Puis l'été a passé, les victoires se sont succédées et l'automne est arrivée. "Avec le temps, le Printemps arabe devient automne et hiver", nous livre tristement Sa Béatitude Mgr Fouad Twal, Patriarche Latin de Jérusalem. "Espérons que la communauté internationale soit consciente de ce danger et que tous travaillent pour le bien des citoyens qu’ils soient chrétiens, druzes, juifs ou musulmans". Espérons...
Car aujourd'hui, le printemps devient assez nettement un habituel Automne arabe. Alors que le CNT libyen semble annoncer une constitution régie par la charia, le parti islamiste Ennahda sort grand vainqueur des élections tunisiennes. D'ailleurs, ce ne sont pas seulement les tunisiens de Tunisie qui ont voté Ennahda mais également les tunisiens de France et d'Europe...
Charia, islamisme... Les mêmes qui se prenaient hier pour Gandhi se souviennent aujourd'hui que les révolutions suivent parfois des chemins tortueux.
Faut-il s'étonner de la tournure des événements en Libye? Bien-sûr que non. La charia codifie la vie personnelle, politique, économique et spirituelle des musulmans. Le peuple libyen n'ayant pas de constitution se tourne très logiquement vers le code qu'il connait mieux. D'autant plus que la France s'est appuyée ouvertement sur le Qatar (son armée, son poids politique, sa chaine Al Jazeera) dont la source première des lois est la charia. La question n'est donc pas d'empêcher la charia mais de faire attention à son application, ce qu'elle inclut, son interprétation.
Faut-il s'étonner de la tournure des événements en Tunisie? Bien-sûr que non. Ennahda a fait une campagne vigoureuse, patriotique. Le parti islamiste a su cristalliser la haine du passé et la critique de l'Occident en s'appuyant sur une organisation structurée. Le vote des tunisiens de France est révélateur. L'islamisme est devenu un lieu privilégié de repli culturel et identitaire.

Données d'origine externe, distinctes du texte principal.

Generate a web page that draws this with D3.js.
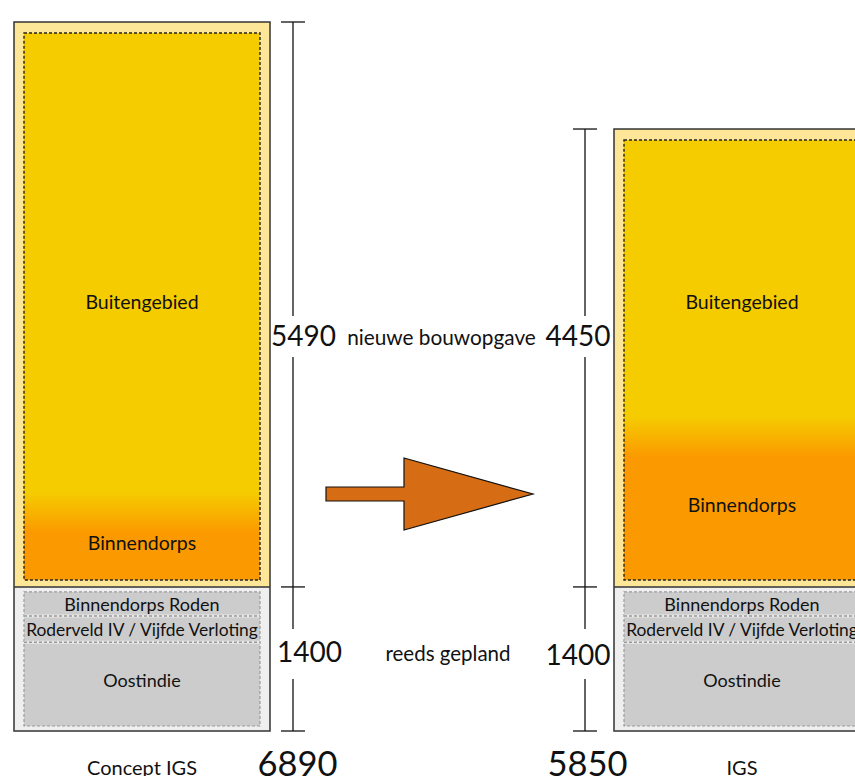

Faut-il en avoir peur? C'est à cette question qu'il convient de répondre. Il me semble qu'il faut toujours avoir peur d'une situation politique gérée avec pragmatisme stratégique plutôt qu'avec détermination vertueuse. Le principal enjeu dans les pays à majorité musulmane est pour moi toujours le même : la liberté religieuse. Benoit XVI rappelait dans son message pour la paix en 2011 que la liberté religieuse est le chemin vers la paix. "J'exhorte donc les hommes et les femmes de bonne volonté à renouveler leur engagement pour la construction d'un monde où tous soient libres de professer leur religion ou leur foi, et de vivre leur amour pour Dieu de tout leur cœur, de toute leur âme et de tout leur esprit." A l'origine de la liberté morale, acquis de civilisation, patrimoine des peuples, elle est fondamentale. De cette liberté de croire ou de ne pas croire découle toute liberté. D'où la question cruciale de l'apostasie telle qu'elle est citée dans un hadith (al-Boukhari) du Prophète.
Comme Fouad Twal, comme les chrétiens d’Égypte, comme tous les chrétiens d'Orient, aujourd'hui j'ai évidemment peur. Cette liberté fondamentale d'être soi-même est en danger. Elle n'a d'ailleurs jamais vraiment existé, puisque les dictatures "laïques" toléraient tactiquement des communautés sans pour autant leur offrir une pleine liberté.
Alors comment faire avancer la liberté religieuse? En dialoguant, en se cultivant, en aimant. A la veille de la célébration par Benoit XVI des 25 ans de la rencontre d'Assise initiée par Jean-Paul II, nous avons une clef. En réétudiant le judaïsme qui fait partie intégrante de leur foi, les chrétiens ont mieux compris les juifs. En étudiant le judaïsme et le christianisme qu'ils ne connaissent pas, les musulmans pourraient enfin comprendre leurs minorités. Peut-être n'est-ce plus aux uns de dialoguer avec les autres mais bien aux autres de commencer à découvrir les uns.